With respect to attorney’s fees, the thrust of Wife’s argument is that because she should prevail on the issue of alimony, she should, as a matter of course, be entitled to attorney’s fees.  As previously discussed, we do not find error in the family court’s rulings and therefore do not alter the outcome of the case.  Wife also asserts that the family court did not consider the Glasscock factors in denying her request.  See Glasscock v. Glasscock, 304 S.C. 158, 403 S.E.2d 313 (1991).  However, the Glasscock factors are only relevant in determining the amount of attorney’s fees to be awarded.  Wife only appeals the fact that she was not awarded attorney’s fees.  “In determining whether to award attorney’s fees, the court should consider each party’s ability to pay his or her own fee; the beneficial results obtained by the attorney; the parties’ respective financial conditions; and the effect of the attorney’s fee on each party’s standard of living.”  Griffith v. Griffith, 332 S.C. 630, 645, 506 S.E.2d 526, 534 (Ct. App. 1998) (emphasis in original).  Here the record shows the family court considered these factors, and we can ascertain no abuse of discretion in its ruling.  

For all of the foregoing reasons, the decision of the trial court is  

AFFIRMED.

GOOLSBY, STILWELL, and SHORT, JJ., concur.


[1] We decide this case without oral argument pursuant to Rule 215, SCACR.

[2] Wife’s brief states that Husband claimed to pay $715 per month for real property taxes on the residence.  However, Husband’s financial declaration lists an obligation of $158 per month for real property taxes.  We use the obligation shown on Husband’s declaration in our analysis. 

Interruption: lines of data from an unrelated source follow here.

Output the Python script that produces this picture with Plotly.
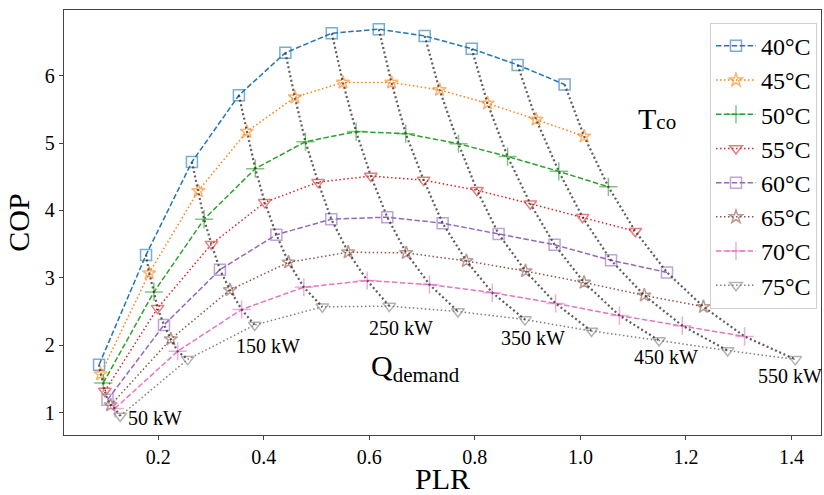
import plotly.graph_objects as go

# ---------------- data ----------------
T_CO = [40, 45, 50, 55, 60, 65, 70, 75]          # condenser temperature, degC
Q_DEMAND = [50, 100, 150, 200, 250, 300, 350, 400, 450, 500, 550]  # kW

PLR_40 = [0.088, 0.177, 0.264, 0.353, 0.441, 0.529, 0.618, 0.705, 0.794, 0.881, 0.970]
COP_40 = [1.71, 3.34, 4.72, 5.71, 6.34, 6.63, 6.69, 6.59, 6.40, 6.16, 5.87]
PLR_45 = [0.091, 0.183, 0.276, 0.368, 0.459, 0.550, 0.642, 0.733, 0.824, 0.916, 1.007]
COP_45 = [1.57, 3.07, 4.29, 5.17, 5.68, 5.90, 5.90, 5.79, 5.59, 5.35, 5.10]
PLR_50 = [0.096, 0.192, 0.287, 0.384, 0.479, 0.575, 0.669, 0.769, 0.862, 0.959, 1.053]
COP_50 = [1.44, 2.79, 3.87, 4.62, 5.02, 5.17, 5.14, 4.99, 4.80, 4.58, 4.35]
PLR_55 = [0.099, 0.199, 0.301, 0.402, 0.503, 0.603, 0.703, 0.804, 0.905, 1.004, 1.104]
COP_55 = [1.32, 2.55, 3.50, 4.12, 4.42, 4.51, 4.45, 4.30, 4.10, 3.90, 3.69]
PLR_60 = [0.104, 0.211, 0.317, 0.424, 0.528, 0.634, 0.739, 0.845, 0.951, 1.058, 1.164]
COP_60 = [1.19, 2.30, 3.12, 3.64, 3.87, 3.90, 3.81, 3.65, 3.49, 3.26, 3.08]
PLR_65 = [0.110, 0.224, 0.336, 0.447, 0.560, 0.670, 0.784, 0.896, 1.007, 1.121, 1.233]
COP_65 = [1.11, 2.09, 2.82, 3.23, 3.38, 3.37, 3.25, 3.10, 2.93, 2.74, 2.57]
PLR_70 = [0.118, 0.237, 0.358, 0.476, 0.596, 0.714, 0.833, 0.953, 1.074, 1.193, 1.311]
COP_70 = [1.06, 1.91, 2.53, 2.86, 2.96, 2.90, 2.78, 2.62, 2.44, 2.29, 2.13]
PLR_75 = [0.128, 0.256, 0.383, 0.511, 0.638, 0.768, 0.895, 1.021, 1.149, 1.279, 1.407]
COP_75 = [0.95, 1.79, 2.30, 2.57, 2.58, 2.50, 2.38, 2.21, 2.07, 1.92, 1.79]

X_TICKS = [0.2, 0.4, 0.6, 0.8, 1.0, 1.2, 1.4]
Y_TICKS = [1, 2, 3, 4, 5, 6]

PLRS = [PLR_40, PLR_45, PLR_50, PLR_55, PLR_60, PLR_65, PLR_70, PLR_75]
COPS = [COP_40, COP_45, COP_50, COP_55, COP_60, COP_65, COP_70, COP_75]

# ---------------- styles ----------------
COLORS = ["31,119,180", "255,127,14", "44,160,44", "214,39,40",
          "148,103,189", "140,86,75", "227,119,194", "127,127,127"]
SYMBOLS = ["square-open", "star-open", "cross-thin-open", "triangle-down-open",
           "square-open", "star-open", "cross-thin-open", "triangle-down-open"]
SIZES = [11, 10, 13, 11, 11, 10, 13, 11]
DASHED = "5.5px,2.4px"
DOTTED = "1.5px,2.5px"
DASHES = [DASHED, DOTTED] * 4
FONT = "Liberation Serif, Times New Roman, serif"

fig = go.Figure()

for t, xs, ys, c, sym, sz, d in zip(T_CO, PLRS, COPS, COLORS, SYMBOLS, SIZES, DASHES):
    fig.add_trace(go.Scatter(
        x=xs, y=ys, mode="lines+markers", name=f"{t}°C",
        line=dict(color=f"rgb({c})", width=1.5, dash=d),
        marker=dict(symbol=sym, size=sz, color=f"rgba({c},0.6)",
                    line=dict(color=f"rgba({c},0.6)", width=1.5)),
    ))

# iso-Q_demand lines
for i, q in enumerate(Q_DEMAND):
    fig.add_trace(go.Scatter(
        x=[p[i] for p in PLRS], y=[c[i] for c in COPS], mode="lines",
        line=dict(color="rgba(40,40,40,0.75)", width=2.2, dash="2px,2.6px"),
        showlegend=False, hoverinfo="skip",
    ))

# Q labels
label_pos = {50: (0.194, 0.915), 150: (0.4085, 1.99), 250: (0.6605, 2.255),
             350: (0.911, 2.105), 450: (1.1625, 1.82), 550: (1.397, 1.54)}
for q in Q_DEMAND:
    if q in label_pos:
        lx, ly = label_pos[q]
        fig.add_annotation(x=lx, y=ly, text=f"{q} kW", showarrow=False,
                           font=dict(family=FONT, size=20, color="black"))

fig.add_annotation(x=0.688, y=1.66, text="Q<sub>demand</sub>", showarrow=False,
                   font=dict(family=FONT, size=30, color="black"))
fig.add_annotation(x=1.146, y=5.36,
                   text="T<span style='font-size:21px'>co</span>", showarrow=False,
                   font=dict(family=FONT, size=30, color="black"))

axis_common = dict(
    showgrid=False, zeroline=False, showline=True, linecolor="#444", linewidth=1.3,
    mirror=True, ticks="outside", ticklen=4, tickcolor="#444", tickwidth=1,
    tickfont=dict(family=FONT, size=20, color="black"),
)
fig.update_xaxes(range=[0.0216, 1.4558], tickvals=X_TICKS,
                 ticktext=[f"{v:.1f}" for v in X_TICKS],
                 title=dict(text="PLR", font=dict(family=FONT, size=30, color="black"),
                            standoff=4),
                 **axis_common)
fig.update_yaxes(range=[0.667, 6.975], tickvals=Y_TICKS,
                 ticktext=[str(v) for v in Y_TICKS],
                 title=dict(text="COP", font=dict(family=FONT, size=30, color="black"),
                            standoff=6),
                 **axis_common)

fig.update_layout(
    width=824, height=495,
    margin=dict(l=64, r=2, t=10, b=57),
    plot_bgcolor="white", paper_bgcolor="white",
    font=dict(family=FONT, color="black"),
    legend=dict(x=0.9947, y=0.97, xanchor="right", yanchor="top",
                bgcolor="rgba(255,255,255,0.85)", bordercolor="#d0d0d0", borderwidth=1,
                font=dict(family=FONT, size=24, color="black"),
                tracegroupgap=0, itemwidth=40),
    showlegend=True,
)

fig.write_html("out.html")
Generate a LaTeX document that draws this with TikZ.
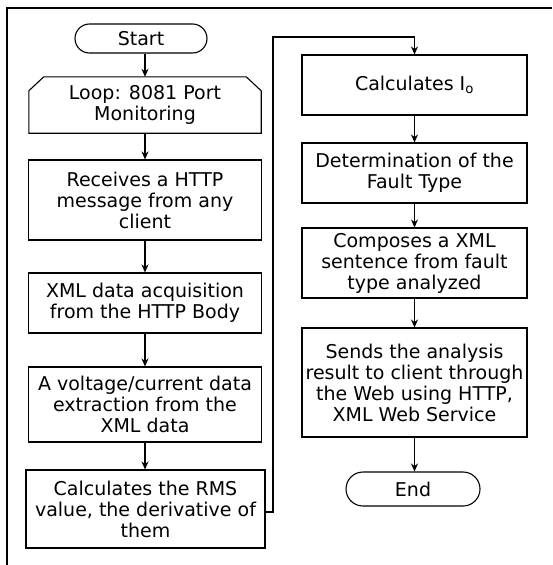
\documentclass[tikz,border=0pt]{standalone}
\usepackage{fontspec}
\setmainfont{DejaVu Sans}
\usetikzlibrary{shapes.misc,arrows.meta,calc}
\begin{document}
\begin{tikzpicture}[x=1pt,y=-1pt,
  every node/.style={font=\fontsize{19}{21}\selectfont, align=center, inner sep=0pt},
  box/.style={draw, line width=1.1pt, rectangle},
  term/.style={draw, line width=1.1pt, rounded rectangle},
  plain/.style={rectangle},
  conn/.style={line width=1.1pt, -{Stealth[length=8pt,width=7pt]}}]
\useasboundingbox (0,0) rectangle (552,565);
\draw[line width=1.2pt] (552,8) -- (7,8) -- (7,565);
% left column
\node[term, minimum width=132pt, minimum height=29pt] (start) at (141,38.5) {Start};
\node[plain, minimum width=232pt, minimum height=56pt] (loop) at (145,105) {Loop: 8081 Port\\Monitoring};
\draw[line width=1.1pt] (loop.south west) -- ($(loop.north west)+(0,14)$) -- ($(loop.north west)+(15,0)$) -- ($(loop.north east)+(-15,0)$) -- ($(loop.north east)+(0,14)$) -- (loop.south east) -- cycle;
\node[box, minimum width=233pt, minimum height=80pt] (recv) at (145,200) {Receives a HTTP\\message from any\\client};
\node[box, minimum width=233pt, minimum height=60pt] (xml) at (145,303) {XML data acquisition\\from the HTTP Body};
\node[box, minimum width=233pt, minimum height=75pt] (volt) at (145,404.5) {A voltage/current data\\extraction from the\\XML data};
\node[box, minimum width=239pt, minimum height=78pt] (rms) at (145.5,509) {Calculates the RMS\\value, the derivative of\\them};
% right column
\node[box, minimum width=225pt, minimum height=60pt] (io) at (414.5,85) {Calculates I\textsubscript{o}};
\node[box, minimum width=225pt, minimum height=60pt] (det) at (414.5,173) {Determination of the\\Fault Type};
\node[box, minimum width=225pt, minimum height=70pt] (comp) at (414.5,263) {Composes a XML\\sentence from fault\\type analyzed};
\node[box, minimum width=225pt, minimum height=109pt] (send) at (414.5,382.5) {Sends the analysis\\result to client through\\the Web using HTTP,\\XML Web Service};
\node[term, minimum width=134pt, minimum height=34pt] (end) at (413,489) {End};
\coordinate (c1) at (273,512);
\coordinate (c2) at (273,37);
% connectors
\draw[conn] (start.south -| loop.north) -- (loop.north);
\draw[conn] (loop) -- (recv);
\draw[conn] (recv) -- (xml);
\draw[conn] (xml) -- (volt);
\draw[conn] (volt.south) -- (volt.south |- rms.north);
\draw[conn] (rms.east |- c1) -- (c1) -- (c2) -| (io.north);
\draw[conn] (io) -- (det);
\draw[conn] (det) -- (comp);
\draw[conn] (comp) -- (send);
\draw[conn] (send.south) -- (send.south |- end.north);
\end{tikzpicture}
\end{document}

[3] Husband paid his adult daughter a lump sum of $27,000 at the beginning of 2003 as part of a contempt action and apparently divided that sum into monthly payments over the year for purposes of his financial declaration.  Husband testified he paid $500 in January, February, and March of 2003 for dental expenses, and that it would take more work to “get [his] mouth straightened out.”  The taxes and insurance claimed related to Wife’s non-marital home, which she would retain after the divorce.